What is the Event Horizon Telescope project and what is the most exciting thing we may learn from it? How will the project provide a crucial new test of Einstein’s theory of gravity?
The Event Horizon Telescope is actually an array of radio telescopes around the world that are electronically correlated so that they have the resolving power of a single telescope with a lens as large as Earth’s diameter. It needed such acuity in order to take the first images of black holes—or more precisely the region just outside them, known as the event horizon. The collaboration chose to target two black holes in particular. One of those gravitational monsters is Sagittarius A*, which churns at the center of our Milky Way galaxy and has a mass four million times that of the Sun. The second, possessing a mass some 1,000 times greater, occupies the core of M87, a galaxy 54 million light years distant.

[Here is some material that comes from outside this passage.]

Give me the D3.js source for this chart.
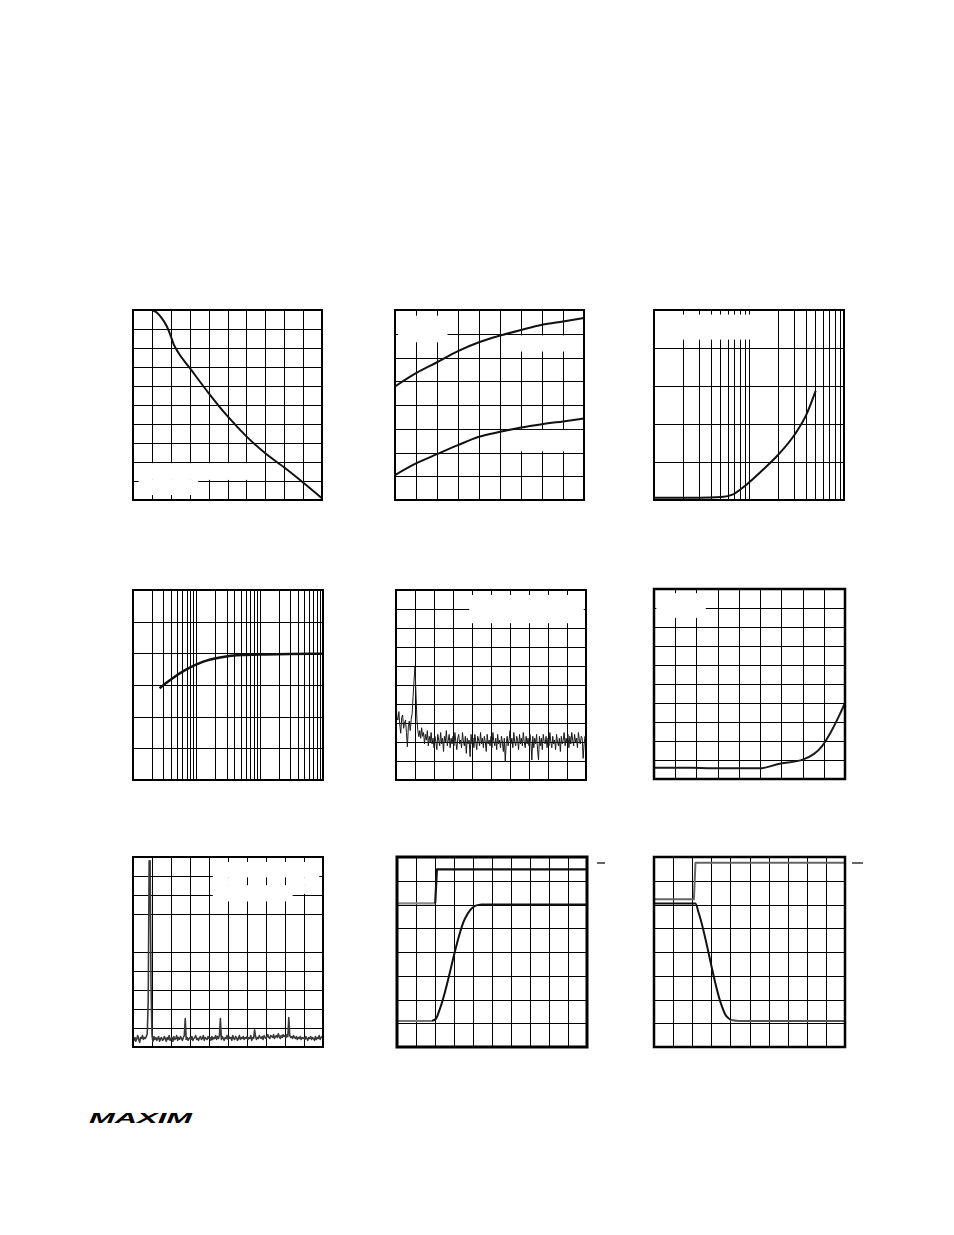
<!DOCTYPE html>
<html><head><meta charset="utf-8">
<script src="https://cdn.jsdelivr.net/npm/d3@7"></script>
<style>html,body{margin:0;padding:0;background:#fff;} svg{display:block;}</style>
</head><body>
<svg id="page" width="954" height="1235"></svg>
<script>
// ---------------- DATA (grid units) ----------------
// Panel 1: falling curve (10 x 10 grid)
const c1X = [1.0, 1.27, 1.53, 1.8, 1.98, 2.15, 2.42, 3.0, 4.0, 5.0, 6.0, 7.0, 8.06, 8.95, 10.0];
const c1Y = [10.0, 9.86, 9.56, 9.12, 8.68, 8.2, 7.72, 6.95, 5.63, 4.41, 3.35, 2.46, 1.67, 0.96, 0.09];

// Panel 2: two rising curves (9 x 8 grid)
const c2X = [0, 1, 2, 3, 4, 5, 6, 7, 8, 9];
const c2Upper = [4.78, 5.34, 5.80, 6.27, 6.64, 6.92, 7.16, 7.38, 7.52, 7.66];
const c2Lower = [1.05, 1.54, 1.93, 2.31, 2.66, 2.87, 3.05, 3.19, 3.31, 3.43];

// Panel 3: log x (1..100), 5 rows
const c3X = [1, 3, 5.13, 6.81, 9.04, 13.55, 20.3, 30.4, 40.4, 50.3];
const c3Y = [0.06, 0.06, 0.08, 0.15, 0.37, 0.765, 1.19, 1.73, 2.26, 2.87];

// Panel 4: log x (1..1000), 6 rows
const c4X = [2.63, 3.86, 7.08, 12.9, 23.7, 43.2, 100, 300, 1000];
const c4Y = [2.9, 3.16, 3.5, 3.74, 3.87, 3.94, 3.96, 3.98, 3.99];

// Panel 5: noise spectrum, samples every 0.05 grid column (10 x 10 grid)
const c5Step = 0.05;
const c5Y = [3.86,3.3,3.16,3.6,2.9,2.46,3.3,3.42,2.72,3.0,3.16,2.5,1.75,2.8,3.1,2.6,3.2,3.5,4.4,5.26,5.96,4.6,3.2,2.6,2.28,
  2.6,2.2,2.75,2.3,2.5,1.9,2.4,2.1,2.6,1.8,2.3,2.0,2.5,1.9,2.2,
  1.7,2.3,2.0,1.6,2.4,2.1,1.8,2.5,1.9,2.2,1.5,2.3,2.0,2.6,1.8,2.1,2.4,1.7,2.2,1.9,
  2.3,1.8,2.5,2.0,1.6,2.2,2.4,1.9,2.1,1.7,2.5,2.0,1.8,2.3,1.4,2.2,1.9,2.1,1.23,2.4,
  1.9,2.2,1.7,2.4,2.0,1.6,2.3,2.1,1.8,2.5,1.9,2.2,1.7,2.3,2.0,1.5,2.4,1.9,2.1,1.8,
  2.3,1.7,2.5,2.0,1.8,2.2,1.6,2.4,1.9,2.1,1.7,2.3,2.0,1.5,2.2,0.96,1.9,2.3,1.8,2.1,
  2.6,1.9,2.2,1.7,2.5,2.0,1.8,2.3,2.1,1.6,2.4,1.9,2.2,1.8,2.5,2.0,1.7,2.3,1.9,2.2,
  1.8,2.4,2.0,1.05,2.3,1.7,2.2,1.9,2.4,1.6,1.05,2.3,1.8,2.2,1.6,2.4,2.0,1.9,2.3,1.7,
  2.2,1.8,2.5,2.0,1.7,2.3,1.9,2.1,1.6,2.4,2.0,1.8,2.2,1.5,2.3,1.9,2.1,2.5,1.8,2.2,
  2.0,2.4,1.7,2.3,1.9,2.5,2.1,1.8,2.4,2.0,2.2,1.7,2.5,2.1,1.9,2.3,2.2,1.14,1.9,2.3,2.0];

// Panel 6: curve rising at the right (9 x 10 grid)
const c6X = [0, 1.76, 2.7, 5.0, 5.86, 7.04, 7.9, 8.38, 8.77, 9.0];
const c6Y = [0.59, 0.59, 0.56, 0.56, 0.79, 1.03, 1.7, 2.57, 3.44, 4.0];

// Panel 7: spectrum with a tall tone, samples every 0.05 column (10 x 10 grid)
const c7Step = 0.05;
const c7Y = [0.55,0.35,0.5,0.3,0.45,0.6,0.4,0.25,0.5,0.45,0.6,0.4,0.5,0.45,0.55,0.7,2.4,9.8,9.8,3.2,
  0.6,0.3,0.55,0.4,0.5,0.35,0.45,0.55,0.3,0.45,0.5,0.35,0.4,0.55,0.45,0.3,0.5,0.4,0.6,0.35,
  0.45,0.5,0.3,0.55,0.4,0.45,0.6,0.35,0.5,0.4,0.55,0.45,0.35,0.5,0.6,1.5,0.4,0.5,0.35,0.45,
  0.5,0.4,0.55,0.35,0.45,0.5,0.6,0.4,0.45,0.35,0.5,0.55,0.4,0.45,0.6,0.35,0.5,0.45,0.4,0.55,
  0.45,0.5,0.35,0.55,0.4,0.5,0.45,0.6,0.4,0.55,0.45,0.6,1.5,0.4,0.55,0.45,0.35,0.5,0.45,0.6,
  0.4,0.55,0.45,0.5,0.35,0.6,0.45,0.4,0.55,0.5,0.35,0.45,0.6,0.4,0.5,0.45,0.55,0.4,0.5,0.45,
  0.55,0.4,0.5,0.45,0.6,0.35,0.5,0.45,0.9,0.55,0.4,0.5,0.45,0.6,0.5,0.45,0.55,0.4,0.6,0.5,
  0.45,0.55,0.65,0.5,0.45,0.6,0.55,0.5,0.65,0.45,0.55,0.6,0.5,0.7,0.55,0.45,0.6,0.5,0.65,0.55,
  0.6,0.5,0.65,0.55,1.55,0.6,0.5,0.55,0.45,0.6,0.5,0.45,0.55,0.4,0.5,0.45,0.55,0.4,0.5,0.45,
  0.5,0.4,0.55,0.45,0.35,0.5,0.45,0.55,0.4,0.5,0.45,0.35,0.55,0.4,0.5,0.45,0.6,0.4,0.5,0.55,0.45];

// Panel 8: step (top) and rising ramp (bottom) (10 x 8 grid)
const c8TopX = [0, 2.01, 2.1, 10];
const c8TopY = [6.05, 6.05, 7.48, 7.48];
const c8BotX = [0, 1.84, 2.05, 2.27, 3.58, 3.85, 4.11, 4.46, 10];
const c8BotY = [1.1, 1.1, 1.19, 1.64, 5.41, 5.76, 5.94, 6.0, 6.0];

// Panel 9: step (top) and falling ramp (bottom) (10 x 8 grid)
const c9TopX = [0, 2.09, 2.17, 10];
const c9TopY = [6.22, 6.22, 7.76, 7.76];
const c9BotX = [0, 2.17, 2.35, 3.53, 3.74, 4.0, 4.43, 10];
const c9BotY = [6.04, 6.04, 5.62, 1.77, 1.36, 1.15, 1.1, 1.1];

// ---------------- DRAWING ----------------
const svg = d3.select('#page');
svg.append('rect').attr('width', 954).attr('height', 1235).attr('fill', '#fff');

function zip(xs, ys) { return xs.map((x, i) => [x, ys[i]]); }
function stepped(ys, step) { return ys.map((y, i) => [i * step, y]); }

function panel(cfg) {
  const g = svg.append('g').attr('transform', `translate(${cfg.left},${cfg.top})`);
  const w = cfg.w, h = cfg.h;
  const x = cfg.log ? d3.scaleLog().domain(cfg.xDomain).range([0, w])
                    : d3.scaleLinear().domain(cfg.xDomain).range([0, w]);
  const y = d3.scaleLinear().domain(cfg.yDomain).range([h, 0]);

  const xt = cfg.log ? x.ticks().filter(t => t > cfg.xDomain[0] && t < cfg.xDomain[1])
                     : d3.range(cfg.xDomain[0] + 1, cfg.xDomain[1]);
  let yt = d3.range(cfg.yDomain[0] + 1, cfg.yDomain[1]);
  if (cfg.skipRows) yt = yt.filter(v => !cfg.skipRows.includes(v));

  const gx = g.append('g').attr('transform', `translate(0,${h})`)
    .call(d3.axisBottom(x).tickValues(xt).tickSize(-h).tickFormat(''));
  const gy = g.append('g')
    .call(d3.axisLeft(y).tickValues(yt).tickSize(-w).tickFormat(''));
  [gx, gy].forEach(a => {
    a.select('.domain').remove();
    a.selectAll('line').attr('stroke', '#000').attr('stroke-width', 1).attr('shape-rendering', 'crispEdges');
  });

  // blanked label areas
  (cfg.masks || []).forEach(m => {
    const x0 = x(m[0]), x1 = x(m[1]), y0 = y(m[3]), y1 = y(m[2]);
    g.append('rect').attr('x', x0).attr('y', y0).attr('width', x1 - x0).attr('height', y1 - y0).attr('fill', '#fff');
  });

  // series
  (cfg.series || []).forEach(s => {
    const line = d3.line().x(d => x(d[0])).y(d => y(d[1])).curve(s.curve || d3.curveLinear);
    if (s.split != null) {
      g.append('path').attr('d', line(s.pts.slice(0, s.split + 1))).attr('fill', 'none')
        .attr('stroke', s.colors[0]).attr('stroke-width', s.width).attr('stroke-linejoin', 'round');
      g.append('path').attr('d', line(s.pts.slice(s.split))).attr('fill', 'none')
        .attr('stroke', s.colors[1]).attr('stroke-width', s.width).attr('stroke-linejoin', 'round');
    } else {
      g.append('path').attr('d', line(s.pts)).attr('fill', 'none')
        .attr('stroke', s.color).attr('stroke-width', s.width).attr('stroke-linejoin', 'round');
    }
  });

  // frame
  g.append('rect').attr('x', 0).attr('y', 0).attr('width', w).attr('height', h)
    .attr('fill', 'none').attr('stroke', '#000').attr('stroke-width', cfg.frame || 2);

  if (cfg.marker) {
    g.append('line').attr('x1', w + cfg.marker[0]).attr('x2', w + cfg.marker[1])
      .attr('y1', cfg.marker[2]).attr('y2', cfg.marker[2])
      .attr('stroke', '#000').attr('stroke-width', 1.2);
  }
}

// Row 1
panel({ left: 133, top: 310, w: 189, h: 190, xDomain: [0, 10], yDomain: [0, 10],
  masks: [[0.06, 6.3, 1.06, 1.94], [0.3, 3.45, 0.26, 1.06]],
  series: [{ pts: zip(c1X, c1Y), color: '#111', width: 2, curve: d3.curveMonotoneX }] });

panel({ left: 395, top: 310, w: 189, h: 190, xDomain: [0, 9], yDomain: [0, 8],
  masks: [[0.15, 2.5, 6.64, 7.76], [5.1, 8.95, 6.25, 6.93], [5.1, 8.95, 2.05, 2.95]],
  series: [{ pts: zip(c2X, c2Upper), color: '#111', width: 2, curve: d3.curveMonotoneX },
           { pts: zip(c2X, c2Lower), color: '#111', width: 2, curve: d3.curveMonotoneX }] });

panel({ left: 654, top: 310, w: 190, h: 190, log: true, xDomain: [1, 100], yDomain: [0, 5],
  masks: [[1.02, 19.5, 4.22, 4.88]],
  series: [{ pts: zip(c3X, c3Y), color: '#111', width: 2, curve: d3.curveMonotoneX }] });

// Row 2
panel({ left: 133, top: 590, w: 190, h: 190, log: true, xDomain: [1, 1000], yDomain: [0, 6],
  series: [{ pts: zip(c4X, c4Y), color: '#111', width: 2.5, curve: d3.curveMonotoneX }] });

panel({ left: 396, top: 590, w: 190, h: 190, xDomain: [0, 10], yDomain: [0, 10],
  masks: [[3.85, 9.88, 8.25, 9.74]],
  series: [{ pts: stepped(c5Y, c5Step), color: '#1a1a1a', width: 1 }] });

panel({ left: 654, top: 589, w: 191, h: 190, xDomain: [0, 9], yDomain: [0, 10], frame: 2.5,
  masks: [[0.11, 2.44, 8.48, 9.78]],
  series: [{ pts: zip(c6X, c6Y), color: '#1a1a1a', width: 2, curve: d3.curveMonotoneX }] });

// Row 3
panel({ left: 133, top: 857, w: 190, h: 190, xDomain: [0, 10], yDomain: [0, 10], skipRows: [6],
  masks: [[4.2, 9.8, 8.93, 9.74], [4.2, 5.93, 8.52, 8.93], [6.07, 6.93, 8.52, 8.93],
          [7.07, 7.93, 8.52, 8.93], [8.07, 9.8, 8.52, 8.93], [4.2, 8.4, 7.66, 8.52], [8.4, 9.8, 8.06, 8.52]],
  series: [{ pts: stepped(c7Y, c7Step), color: '#3a3a3a', width: 1.6 }] });

panel({ left: 397, top: 857, w: 190, h: 190, xDomain: [0, 10], yDomain: [0, 8], frame: 3,
  marker: [10, 18, 6],
  series: [{ pts: zip(c8TopX, c8TopY), colors: ['#888', '#111'], split: 1, width: 2.2 },
           { pts: zip(c8BotX, c8BotY), colors: ['#777', '#111'], split: 1, width: 2, curve: d3.curveMonotoneX }] });

panel({ left: 654, top: 857, w: 191, h: 190, xDomain: [0, 10], yDomain: [0, 8], frame: 2.5,
  marker: [7, 18, 6],
  series: [{ pts: zip(c9TopX, c9TopY), color: '#666', width: 2 },
           { pts: zip(c9BotX, c9BotY), colors: ['#111', '#555'], split: 5, width: 2, curve: d3.curveMonotoneX }] });

// Logo
svg.append('text').attr('x', 89).attr('y', 1123)
  .attr('font-family', 'Liberation Sans, Arial, sans-serif')
  .attr('font-weight', 900).attr('font-style', 'italic')
  .attr('font-size', 14).attr('textLength', 103).attr('lengthAdjust', 'spacingAndGlyphs')
  .attr('fill', '#000').text('MAXIM');
</script>
</body></html>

Together they may provide science with a crucial test of Einstein’s general theory of relativity: determining how well its predictions match observations in the most extreme gravitational environment known in the universe. Einstein’s theory has passed every other test with flying colors. But no one has tested the theory in such detail so close to a black hole. The shape of the event horizon is predicted by the general theory of relativity. The first results, announced in April, provide a capstone for a century of work on Einstein’s masterpiece, his theory of gravity.